As Walter sees Jesus die, we watch as Walter begins to sink deep into water, unable to swim back up. However, we then see Jesus grab the boy from above and swap places with him, sending the boy back up to the surface as Jesus descends into the depths. As Walter watches Jesus sink away, he sees a depiction of the cross sink, too, reflecting how Jesus is the substitutionary sacrifice for our sins, taking the wrath of God upon Himself in our place while bestowing His righteousness upon us. Jesus emerges from the grave and comforts Walter, and Charles tells his son, “We’re alive again because He is risen.”
Occasionally, Jesus turns into Charles Dickens, probably reflecting how Charles is telling the story to his son—but one could also take the idea as reflecting how Christians are meant to become more like Christ as we grow in our sanctification (2 Cor. 3:18).
Because of the modern English vernacular used in this movie, some of the biblical passages we hear in the film may sound a bit different from their original meaning.

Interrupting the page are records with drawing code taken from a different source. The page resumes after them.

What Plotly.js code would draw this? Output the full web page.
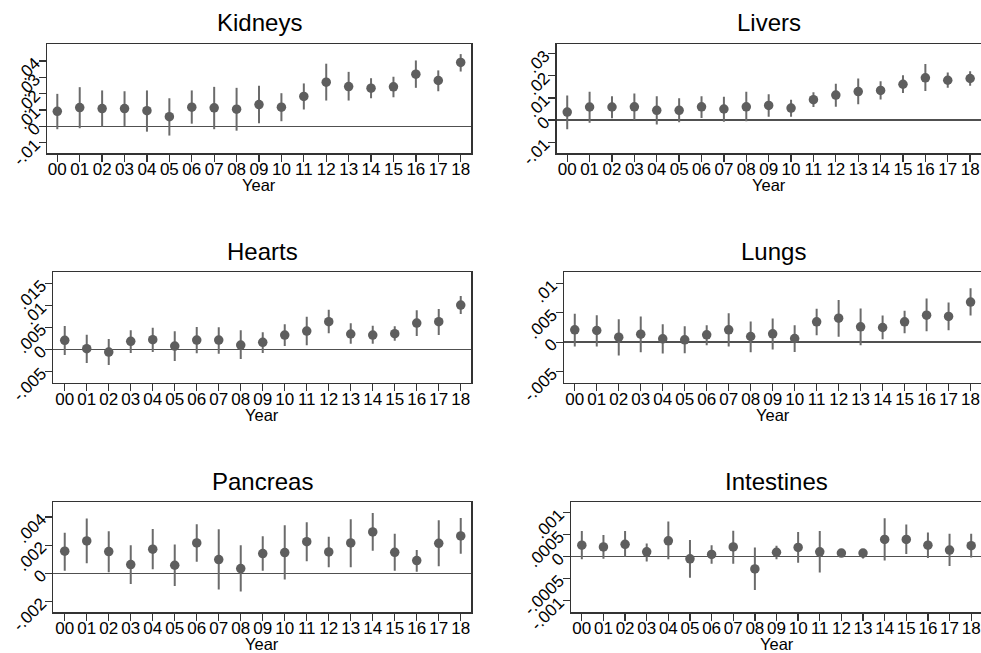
<!DOCTYPE html>
<html>
<head>
<meta charset="utf-8">
<script src="https://cdn.plot.ly/plotly-3.0.1.min.js"></script>
<style>
  html, body { margin: 0; padding: 0; background: #fff; overflow: hidden; }
  #chart { width: 984px; height: 653px; }
</style>
</head>
<body>
<div id="chart"></div>
<script>
// Year categories on the horizontal axis
const years = ['00','01','02','03','04','05','06','07','08','09','10','11','12','13','14','15','16','17','18'];

// Point estimates with lower / upper confidence bounds, one set per organ
const kidneysEst = [0.0092, 0.0115, 0.0109, 0.0109, 0.0096, 0.0059, 0.0117, 0.0113, 0.0105, 0.0133, 0.0117, 0.0183, 0.0271, 0.0244, 0.0234, 0.0242, 0.0320, 0.0281, 0.0392];
const kidneysLo  = [-0.0018, -0.0012, -0.0002, 0.0002, -0.0033, -0.0057, 0.0016, -0.0018, -0.0027, 0.0018, 0.0031, 0.0103, 0.0158, 0.0158, 0.0172, 0.0178, 0.0236, 0.0215, 0.0336];
const kidneysHi  = [0.0199, 0.0240, 0.0220, 0.0215, 0.0220, 0.0172, 0.0220, 0.0242, 0.0236, 0.0248, 0.0203, 0.0263, 0.0384, 0.0334, 0.0295, 0.0304, 0.0404, 0.0343, 0.0443];

const liversEst = [0.0036, 0.0059, 0.0059, 0.0060, 0.0044, 0.0044, 0.0060, 0.0050, 0.0060, 0.0066, 0.0054, 0.0092, 0.0113, 0.0129, 0.0134, 0.0162, 0.0191, 0.0180, 0.0188];
const liversLo  = [-0.0042, -0.0012, 0.0008, 0.0000, -0.0020, -0.0010, 0.0009, -0.0008, -0.0005, 0.0015, 0.0015, 0.0059, 0.0060, 0.0071, 0.0093, 0.0122, 0.0131, 0.0146, 0.0155];
const liversHi  = [0.0111, 0.0128, 0.0108, 0.0120, 0.0108, 0.0099, 0.0108, 0.0105, 0.0128, 0.0117, 0.0092, 0.0126, 0.0164, 0.0188, 0.0176, 0.0203, 0.0253, 0.0215, 0.0221];

const heartsEst = [0.00205, 0.00015, -0.00061, 0.00183, 0.00220, 0.00076, 0.00213, 0.00213, 0.00099, 0.00160, 0.00327, 0.00418, 0.00631, 0.00350, 0.00327, 0.00357, 0.00600, 0.00631, 0.01011];
const heartsLo  = [-0.00129, -0.00312, -0.00357, -0.00084, -0.00061, -0.00266, -0.00091, -0.00099, -0.00220, -0.00084, 0.00076, 0.00091, 0.00365, 0.00129, 0.00129, 0.00198, 0.00304, 0.00327, 0.00806];
const heartsHi  = [0.00532, 0.00335, 0.00236, 0.00433, 0.00494, 0.00411, 0.00510, 0.00502, 0.00433, 0.00388, 0.00570, 0.00745, 0.00905, 0.00593, 0.00540, 0.00525, 0.00890, 0.00920, 0.01217];

const lungsEst = [0.00210, 0.00199, 0.00085, 0.00136, 0.00057, 0.00040, 0.00125, 0.00210, 0.00097, 0.00142, 0.00063, 0.00347, 0.00409, 0.00261, 0.00250, 0.00347, 0.00460, 0.00438, 0.00682];
const lungsLo  = [-0.00074, -0.00074, -0.00227, -0.00170, -0.00193, -0.00188, -0.00051, -0.00074, -0.00170, -0.00125, -0.00165, 0.00119, 0.00091, -0.00051, 0.00051, 0.00153, 0.00188, 0.00205, 0.00455];
const lungsHi  = [0.00483, 0.00460, 0.00392, 0.00438, 0.00307, 0.00273, 0.00290, 0.00494, 0.00352, 0.00403, 0.00290, 0.00568, 0.00716, 0.00574, 0.00455, 0.00534, 0.00744, 0.00676, 0.00915];

const pancreasEst = [0.00157, 0.00230, 0.00154, 0.00062, 0.00171, 0.00057, 0.00216, 0.00097, 0.00033, 0.00140, 0.00147, 0.00225, 0.00152, 0.00216, 0.00294, 0.00149, 0.00090, 0.00213, 0.00266];
const pancreasLo  = [0.00017, 0.00071, 0.00007, -0.00076, 0.00028, -0.00090, 0.00081, -0.00116, -0.00130, 0.00017, -0.00045, 0.00085, 0.00043, 0.00043, 0.00161, 0.00017, 0.00010, 0.00050, 0.00138];
const pancreasHi  = [0.00289, 0.00389, 0.00299, 0.00199, 0.00315, 0.00204, 0.00349, 0.00313, 0.00199, 0.00263, 0.00342, 0.00363, 0.00259, 0.00384, 0.00429, 0.00282, 0.00166, 0.00377, 0.00394];

const intestinesEst = [0.00026, 0.00022, 0.00028, 0.00011, 0.00036, -0.00005, 0.00005, 0.00022, -0.00028, 0.00010, 0.00021, 0.00011, 0.00008, 0.00008, 0.00039, 0.00039, 0.00026, 0.00015, 0.00025];
const intestinesLo  = [-0.00006, -0.00005, 0.00000, -0.00011, -0.00006, -0.00048, -0.00016, -0.00016, -0.00076, -0.00006, -0.00014, -0.00036, -0.00001, -0.00004, -0.00009, 0.00006, -0.00003, -0.00021, -0.00002];
const intestinesHi  = [0.00058, 0.00049, 0.00058, 0.00030, 0.00080, 0.00038, 0.00026, 0.00059, 0.00021, 0.00025, 0.00056, 0.00058, 0.00016, 0.00017, 0.00087, 0.00073, 0.00055, 0.00052, 0.00052];

// Panel titles and y-axis tick values / labels
const panelTitles = ['Kidneys', 'Livers', 'Hearts', 'Lungs', 'Pancreas', 'Intestines'];
const kidneysTicks = [-0.01, 0, 0.01, 0.02, 0.03, 0.04];
const kidneysTickText = ['-.01', '0', '.01', '.02', '.03', '.04'];
const liversTicks = [-0.01, 0, 0.01, 0.02, 0.03];
const liversTickText = ['-.01', '0', '.01', '.02', '.03'];
const heartsTicks = [-0.005, 0, 0.005, 0.01, 0.015];
const heartsTickText = ['-.005', '0', '.005', '.01', '.015'];
const lungsTicks = [-0.005, 0, 0.005, 0.01];
const lungsTickText = ['-.005', '0', '.005', '.01'];
const pancreasTicks = [-0.002, 0, 0.002, 0.004];
const pancreasTickText = ['-.002', '0', '.002', '.004'];
const intestinesTicks = [-0.001, -0.0005, 0, 0.0005, 0.001];
const intestinesTickText = ['-.001', '-.0005', '0', '.0005', '.001'];
const xAxisLabel = 'Year';

// ---- drawing ----
const W = 984, H = 653;
const FONT = 'Liberation Sans, Arial, sans-serif';
const INK = '#333333';

const panels = [
  { est: kidneysEst,    lo: kidneysLo,    hi: kidneysHi,    tv: kidneysTicks,    tt: kidneysTickText,
    box: [47, 44, 471, 153],     yr: [-0.0164, 0.0505],   xr: [-0.46, 18.46] },
  { est: liversEst,     lo: liversLo,     hi: liversHi,     tv: liversTicks,     tt: liversTickText,
    box: [556.7, 44, 982, 153],  yr: [-0.0149, 0.0344],   xr: [-0.47, 18.53] },
  { est: heartsEst,     lo: heartsLo,     hi: heartsHi,     tv: heartsTicks,     tt: heartsTickText,
    box: [53.3, 272.3, 471.3, 382.7], yr: [-0.0076, 0.01757], xr: [-0.52, 18.48] },
  { est: lungsEst,      lo: lungsLo,      hi: lungsHi,      tv: lungsTicks,      tt: lungsTickText,
    box: [564, 272.3, 982, 382.7], yr: [-0.00688, 0.01188], xr: [-0.49, 18.52] },
  { est: pancreasEst,   lo: pancreasLo,   hi: pancreasHi,   tv: pancreasTicks,   tt: pancreasTickText,
    box: [53.3, 502.3, 471.3, 612.3], yr: [-0.00278, 0.00505], xr: [-0.52, 18.48] },
  { est: intestinesEst, lo: intestinesLo, hi: intestinesHi, tv: intestinesTicks, tt: intestinesTickText,
    box: [571, 502.3, 982, 612.3], yr: [-0.001265, 0.001235], xr: [-0.5, 18.5] }
];

const data = [];
const layout = {
  width: W, height: H,
  margin: { l: 0, r: 0, t: 0, b: 0, pad: 0 },
  paper_bgcolor: '#ffffff', plot_bgcolor: '#ffffff',
  showlegend: false,
  font: { family: FONT, color: '#000000', size: 17 },
  annotations: []
};

panels.forEach((p, i) => {
  const n = i + 1;
  const xa = 'x' + (n === 1 ? '' : n), ya = 'y' + (n === 1 ? '' : n);
  const [l, t, r, b] = p.box;

  data.push({
    type: 'scatter', mode: 'markers',
    x: years, y: p.est, xaxis: xa, yaxis: ya,
    marker: { size: 9.5, color: '#5e5e5e' },
    error_y: {
      type: 'data', symmetric: false,
      array: p.hi.map((h, k) => h - p.est[k]),
      arrayminus: p.lo.map((v, k) => p.est[k] - v),
      width: 0, thickness: 2, color: '#6b6b6b'
    },
    hoverinfo: 'skip'
  });

  layout['xaxis' + (n === 1 ? '' : n)] = {
    domain: [l / W, r / W], anchor: ya, type: 'category',
    range: p.xr, tickmode: 'array', tickvals: years, ticktext: years,
    showline: true, mirror: true, linecolor: INK, linewidth: 1.5,
    ticks: 'outside', ticklen: 7, tickwidth: 1.3, tickcolor: INK,
    ticklabelstandoff: -7,
    showgrid: false, zeroline: false,
    tickfont: { family: FONT, size: 17, color: '#000' }, fixedrange: true
  };
  layout['yaxis' + (n === 1 ? '' : n)] = {
    domain: [1 - b / H, 1 - t / H], anchor: xa,
    range: p.yr, tickmode: 'array', tickvals: p.tv, ticktext: p.tt, tickangle: -45,
    showline: true, mirror: true, linecolor: INK, linewidth: 1.5,
    ticks: 'outside', ticklen: 7, tickwidth: 1.3, tickcolor: INK,
    showgrid: false, zeroline: true, zerolinecolor: '#505050', zerolinewidth: 1.5,
    tickfont: { family: FONT, size: 17, color: '#000' }, fixedrange: true
  };

  // panel title
  layout.annotations.push({
    text: panelTitles[i], xref: 'paper', yref: 'paper',
    x: (l + r) / 2 / W, y: 1 - (t - 21) / H, xanchor: 'center', yanchor: 'middle',
    showarrow: false, font: { family: FONT, size: 24, color: '#000' }
  });
  // x-axis label
  layout.annotations.push({
    text: xAxisLabel, xref: 'paper', yref: 'paper',
    x: (l + r) / 2 / W, y: 1 - (b + 32) / H, xanchor: 'center', yanchor: 'middle',
    showarrow: false, font: { family: FONT, size: 16.5, color: '#000' }
  });
});

Plotly.newPlot('chart', data, layout, { staticPlot: true, displayModeBar: false });
</script>
</body>
</html>
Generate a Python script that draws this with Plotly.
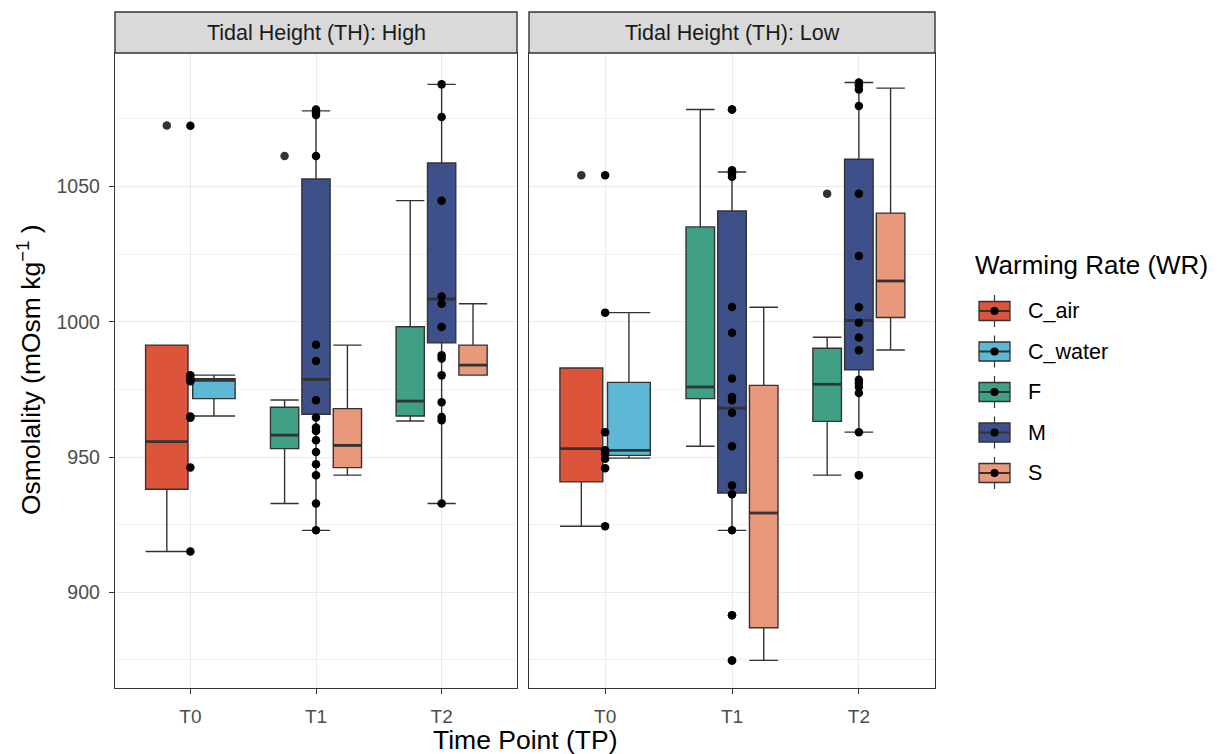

While the vast majority and overall point of the film stays true to biblical theology, a couple moments might spark a good theological debate on a quote’s accuracy.
For one example, Jesus quotes Mark 10:45, but instead of saying, “to give [my life] as a ransom for many,” he says “to give my one life for the benefit of multitudes,” which, while similar, does remove the pivotal word “ransom” used to describe the true purpose of Jesus’ death.